In that role, insiders murmur, HM feels herself to be approaching her finest hour. For there has always been more to the dumpy little dignitary than meets the eye. In a car taking the royal family to church one Sunday, a passenger was startled to hear the Queen shout back at a shouting bystander. "What did she say?" enquired Prince Philip. "She said 'Bastards!'" the Queen replied. But if being Queen means having power, being a constitutional monarch means picking the moment to use it. This is the moment, and the Queen is using it. Her Christmas message last year registered a resounding and unequivocal "enough!" Enough of Diana, sadly, is the word. As a woman, the Queen has had a lot of sympathy for Diana, trapped like herself in a marriage with an unloving and adulterous man. It was not even as an aggrieved mother that the Queen finally moved against the woman who for years now has been painting her son as a dick-driven dork hung up on a mistress who's the nearest thing to a horse. But when Diana publicly attacked Charles's fitness to rule and implied that he would not succeed to the crown, she did not understand that the woman who has sacrificed her own life for that crown could hardly let it pass.
The Queen saw her moment, and took it. A hand-written letter, dispatched without the knowledge of parliament, ordered Diana to divorce even as the Princess was still congratulating herself on the success of her swinging k.o. Diana's tactic had been to resist a divorce, knowing that Charles dared not move against her, for fear of losing what little popularity he still has. But the last thing she expected was that her hated husband's little old mum would step into the ring. The interview provided the Queen with the opportunity she had been waiting for: an affront deep enough to act on. The order to divorce was an expression of her individual will, backed by her non-constitutional power.
Which is why, despite the hopes of Diana-lovers, the Queen will never abdicate. She learned from her father that a new ruler is always undermined by the survival of the monarch-that-was. She also trusts herself to do what has to be done, feeling her way forward into what modern Britain wants. Last month, she travelled for the first time on a scheduled train service. She is currently purging the perks of the past, saving on royal transport, and casually terminating Fergie's use of the Royal Mail along the way. New finance directors are slipped into place, assorted commitments are quietly dropped from the list funded by the taxpayers, and surplus savings are tipped into a futures fund to be handed back to the government when the Civil List is renegotiated in 2001.

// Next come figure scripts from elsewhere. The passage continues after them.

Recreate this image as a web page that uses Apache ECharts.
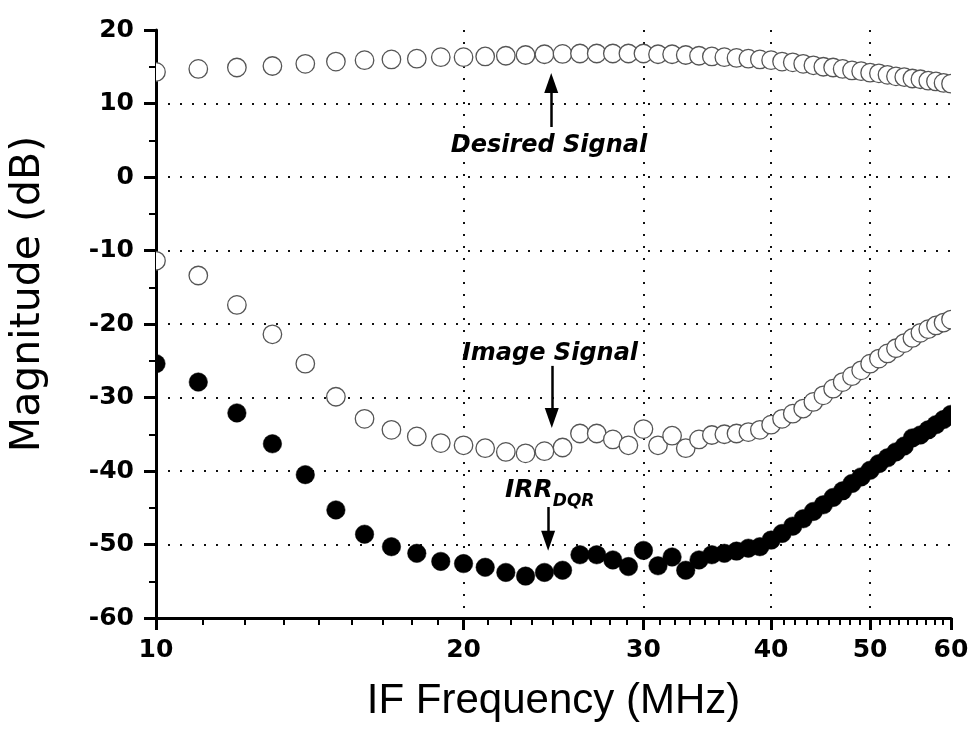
<!DOCTYPE html>
<html>
<head>
<meta charset="utf-8">
<script src="https://cdn.jsdelivr.net/npm/echarts@6/dist/echarts.min.js"></script>
<style>
html,body{margin:0;padding:0;background:#fff;}
#chart{width:974px;height:733px;}
</style>
</head>
<body>
<div id="chart"></div>
<script>
// IF frequency (MHz)
var freqs = [10,11,12,13,14,15,16,17,18,19,20,21,22,23,24,25,26,27,28,29,30,31,32,33,34,35,36,37,38,39,40,41,42,43,44,45,46,47,48,49,50,51,52,53,54,55,56,57,58,59,60];
// Desired signal (dB)
var desired = [14.3,14.7,14.9,15.1,15.4,15.7,15.9,16.0,16.1,16.3,
               16.3,16.4,16.5,16.6,16.7,16.75,16.8,16.8,16.8,16.8,
               16.8,16.7,16.7,16.6,16.5,16.4,16.3,16.2,16.1,16.0,
               15.9,15.7,15.6,15.4,15.2,15.0,14.9,14.7,14.5,14.4,
               14.2,14.1,13.9,13.7,13.6,13.4,13.3,13.1,13.0,12.8,12.7];
// Image signal (dB)
var image = [-11.4,-13.4,-17.4,-21.4,-25.4,-29.9,-32.9,-34.4,-35.3,-36.2,
             -36.5,-36.9,-37.4,-37.6,-37.3,-36.8,-34.9,-34.9,-35.7,-36.5,
             -34.3,-36.5,-35.2,-36.9,-35.7,-35.1,-35.0,-34.9,-34.7,-34.4,
             -33.7,-32.9,-32.2,-31.5,-30.6,-29.7,-28.8,-27.9,-27.1,-26.3,
             -25.4,-24.7,-24.0,-23.3,-22.6,-21.9,-21.2,-20.7,-20.2,-19.8,-19.4];
// IRR_DQR (dB)
var irr = [-25.4,-27.9,-32.1,-36.3,-40.5,-45.3,-48.6,-50.3,-51.2,-52.3,
           -52.6,-53.1,-53.8,-54.3,-53.8,-53.5,-51.4,-51.4,-52.1,-53.0,
           -50.8,-52.9,-51.7,-53.5,-52.1,-51.4,-51.2,-50.9,-50.5,-50.3,
           -49.4,-48.5,-47.5,-46.5,-45.5,-44.6,-43.6,-42.7,-41.7,-40.8,
           -39.9,-39.0,-38.2,-37.4,-36.6,-35.5,-35.1,-34.4,-33.7,-33.0,-32.3];

var xTicks = [10,20,30,40,50,60];
var minorPerMajor = 8;
var xMinorTicks = [];
for (var i = 0; i < xTicks.length - 1; i++) {
  for (var k = 1; k <= minorPerMajor; k++) {
    xMinorTicks.push(xTicks[i] + (xTicks[i+1] - xTicks[i]) * k / (minorPerMajor + 1));
  }
}
var yMin = -60, yMax = 20, yStep = 10;

// annotation arrows [x, yTail, yHead]
var arrows = [[24.37, 6.8, 12.8], [24.4, -25.7, -32.8], [24.2, -44.9, -49.5]];

function zip(xs, ys) { return xs.map(function (x, i) { return [x, ys[i]]; }); }

var R = 9.25;
function circleItem(fill, stroke, lw) {
  return function (params, api) {
    var p = api.coord([api.value(0), api.value(1)]);
    var cs = params.coordSys;
    return {type: 'circle', shape: {cx: p[0], cy: p[1], r: R},
            style: {fill: fill, stroke: stroke, lineWidth: lw},
            clipPath: {type: 'rect', shape: {x: cs.x, y: cs.y, width: cs.width, height: cs.height}}};
  };
}

var chart = echarts.init(document.getElementById('chart'), null, {renderer: 'canvas'});
var dotted = {type: [2, 10], width: 2, color: '#111'};
var tickFont = {fontFamily: 'DejaVu Sans', fontWeight: 'bold', fontSize: 25, color: '#000'};
var option = {
  backgroundColor: '#fff',
  animation: false,
  grid: {left: 152, right: 23, top: 30, bottom: 115, containLabel: false},
  xAxis: [{
    type: 'log', logBase: 10, min: 10, max: 60,
    name: 'IF Frequency (MHz)', nameLocation: 'middle', nameGap: 62,
    nameTextStyle: {fontFamily: 'Liberation Sans', fontSize: 42, color: '#000'},
    axisLine: {show: true, onZero: false, lineStyle: {color: '#000', width: 3}},
    axisTick: {show: true, customValues: xTicks, length: 12, lineStyle: {color: '#000', width: 3}},
    axisLabel: Object.assign({customValues: xTicks, margin: 20}, tickFont),
    splitLine: {show: true, showMinLine: false, showMaxLine: false, lineStyle: dotted},
    minorTick: {show: false}
  }, {
    type: 'log', logBase: 10, min: 10, max: 60, position: 'bottom', offset: 0,
    axisLine: {show: false, onZero: false},
    axisTick: {show: true, customValues: xMinorTicks, length: 7, lineStyle: {color: '#000', width: 2}},
    axisLabel: {show: false},
    splitLine: {show: false}
  }],
  yAxis: {
    type: 'value', min: yMin, max: yMax, interval: yStep,
    name: 'Magnitude (dB)', nameLocation: 'middle', nameGap: 107, nameRotate: 90,
    nameTextStyle: {fontFamily: 'DejaVu Sans', fontSize: 41, color: '#000', padding: [0, 0, 0, 60]},
    axisLine: {show: true, onZero: false, lineStyle: {color: '#000', width: 3}},
    axisTick: {show: true, length: 12, lineStyle: {color: '#000', width: 3}},
    minorTick: {show: true, splitNumber: 2, length: 7, lineStyle: {color: '#000', width: 2}},
    axisLabel: Object.assign({margin: 22}, tickFont),
    splitLine: {show: true, showMinLine: false, showMaxLine: false, lineStyle: dotted}
  },
  series: [{
    name: 'Desired Signal', type: 'custom',
    renderItem: circleItem('#fff', '#555', 1.3),
    encode: {x: 0, y: 1},
    data: zip(freqs, desired)
  }, {
    name: 'Image Signal', type: 'custom',
    renderItem: circleItem('#fff', '#555', 1.3),
    encode: {x: 0, y: 1},
    data: zip(freqs, image)
  }, {
    name: 'IRR', type: 'custom',
    renderItem: circleItem('#000', '#000', 0.5),
    encode: {x: 0, y: 1},
    data: zip(freqs, irr)
  }, {
    name: 'annotations', type: 'scatter', data: [], silent: true,
    markLine: {
      silent: true, symbol: ['none', 'triangle'], symbolSize: [14, 20],
      label: {show: false},
      lineStyle: {color: '#000', width: 2.5, type: 'solid'},
      data: arrows.map(function (a) { return [{coord: [a[0], a[1]]}, {coord: [a[0], a[2]]}]; })
    }
  }],
  graphic: [
    {type: 'text', x: 549, y: 146, style: {text: 'Desired Signal', fill: '#000', font: 'italic bold 24px "DejaVu Sans"', align: 'center', verticalAlign: 'middle'}},
    {type: 'text', x: 550, y: 354, style: {text: 'Image Signal', fill: '#000', font: 'italic bold 24px "DejaVu Sans"', align: 'center', verticalAlign: 'middle'}},
    {type: 'text', x: 505, y: 478, style: {
      text: '{a|IRR}{b|DQR}', fill: '#000', align: 'left', verticalAlign: 'top',
      rich: {
        a: {fontFamily: 'DejaVu Sans', fontStyle: 'italic', fontWeight: 'bold', fontSize: 25, lineHeight: 25},
        b: {fontFamily: 'DejaVu Sans', fontStyle: 'italic', fontWeight: 'bold', fontSize: 17, lineHeight: 17, padding: [22, 0, 0, 0]}
      }
    }}
  ]
};
chart.setOption(option);
</script>
</body>
</html>
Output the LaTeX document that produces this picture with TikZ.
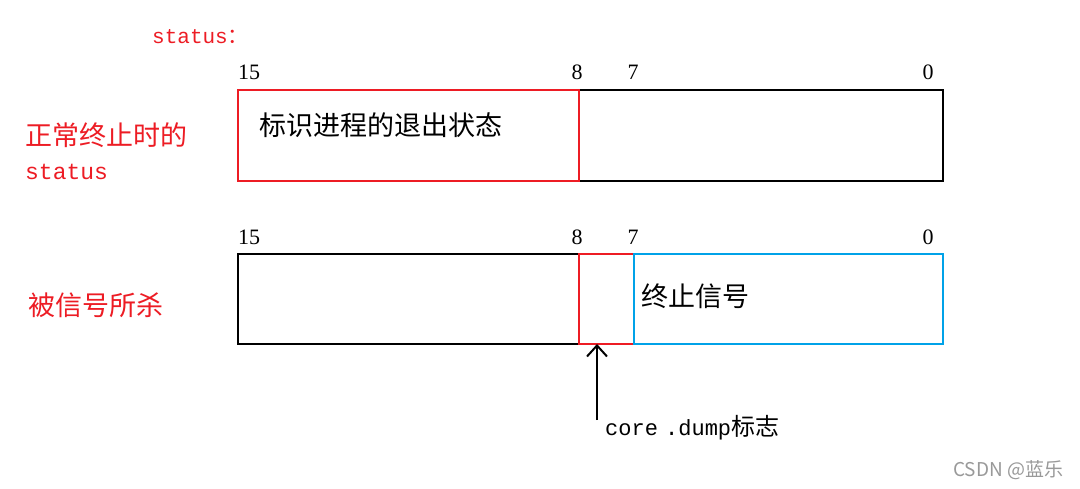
\documentclass[tikz,border=0pt]{standalone}
\usetikzlibrary{arrows.meta}
\usepackage{fontspec}
\setmainfont{Liberation Serif}
\setmonofont{Liberation Mono}
\newfontfamily\cjk{Noto Sans CJK SC}
\definecolor{myred}{RGB}{237,28,36}
\definecolor{myblue}{RGB}{0,162,232}
\tikzset{lbl/.style={inner sep=0pt,anchor=west},
 bx/.style={line width=2.2pt},
 num/.style={inner sep=0pt,font=\fontsize{22}{22}\selectfont}}
\begin{document}
\begin{tikzpicture}[x=1pt,y=-1pt]
\useasboundingbox[fill=white] (0,0) rectangle (1080,489);
\node[lbl,text=myred,font=\ttfamily\fontsize{21}{21}\selectfont] (st) at (152,37) {status\cjk ：};
% top
\node[draw,bx,minimum width=705,minimum height=91,anchor=north west,inner sep=0] (t) at (237,89) {};
\node[draw=myred,bx,minimum width=341,minimum height=91,anchor=north west,inner sep=0] (tr) at (237,89) {};
\node[lbl,font=\cjk\fontsize{27}{27}\selectfont] (tt) at (259,125) {标识进程的退出状态};
\node[num] (a15) at (249,72) {15};
\node[num] (a8) at (577,72) {8};
\node[num] (a7) at (633,72) {7};
\node[num] (a0) at (928,72) {0};
\node[lbl,text=myred,font=\cjk\fontsize{27}{27}\selectfont] (l1) at (25,135) {正常终止时的};
\node[lbl,text=myred,font=\ttfamily\fontsize{23}{23}\selectfont] (l2) at (25,172) {status};
% bottom
\node[draw,bx,minimum width=705,minimum height=90,anchor=north west,inner sep=0] (b) at (237,253) {};
\node[draw=myred,bx,minimum width=55,minimum height=90,anchor=north west,inner sep=0] (br) at (578,253) {};
\node[draw=myblue,bx,minimum width=309,minimum height=90,anchor=north west,inner sep=0] (bb) at (633,253) {};
\node[lbl,font=\cjk\fontsize{27}{27}\selectfont] (bt) at (641,296) {终止信号};
\node[num] (b15) at (249,237) {15};
\node[num] (b8) at (577,237) {8};
\node[num] (b7) at (633,237) {7};
\node[num] (b0) at (928,237) {0};
\node[lbl,text=myred,font=\cjk\fontsize{27}{27}\selectfont] (l3) at (28,305) {被信号所杀};
\node[lbl,font=\ttfamily\fontsize{22}{22}\selectfont] (cd) at (605,428) {core\hspace{-6pt} .dump{\cjk\fontsize{24}{24}\selectfont 标志}};
\coordinate (ce) at (597,420);
\draw[line width=2pt,-{Straight Barb[length=11pt,width=20pt]}] (ce) -- (597,344);
\node[lbl,text=gray!80,font=\cjk\fontsize{19}{19}\selectfont] (wm) at (953,470) {CSDN @蓝乐};
\end{tikzpicture}
\end{document}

These efforts are winning the day. The history and economics of the British monarchy are all on her side. The monarchy is still the tourist ace in the hole of Great Britain plc, and there remains a huge swell of national pride in what is felt to be the world's foremost monarchy. It could only be dismantled by act of parliament; few MPs would vote for it.
So Diana will be dispatched, and the Queen will trundle on serenely for another couple of decades, until the memory of any scandal, especially of a sexual nature, attached to the by then septuagenarian Charles will be beyond recall. When Charles divorces, the British will live with it; and in the fullness of time they will live with Queen Camilla too.
When Elizabeth dies, the monarchy will be safe. One thousand years and the blood of five royal dynasties all come together in her 70-year-old frame. Now they will flow onwards through her and her son to ensure another one thousand years of British monarchy in what the Romans called "the islands on the edge of the world." When her time comes, she will know that whatever else, she has not broken the spell.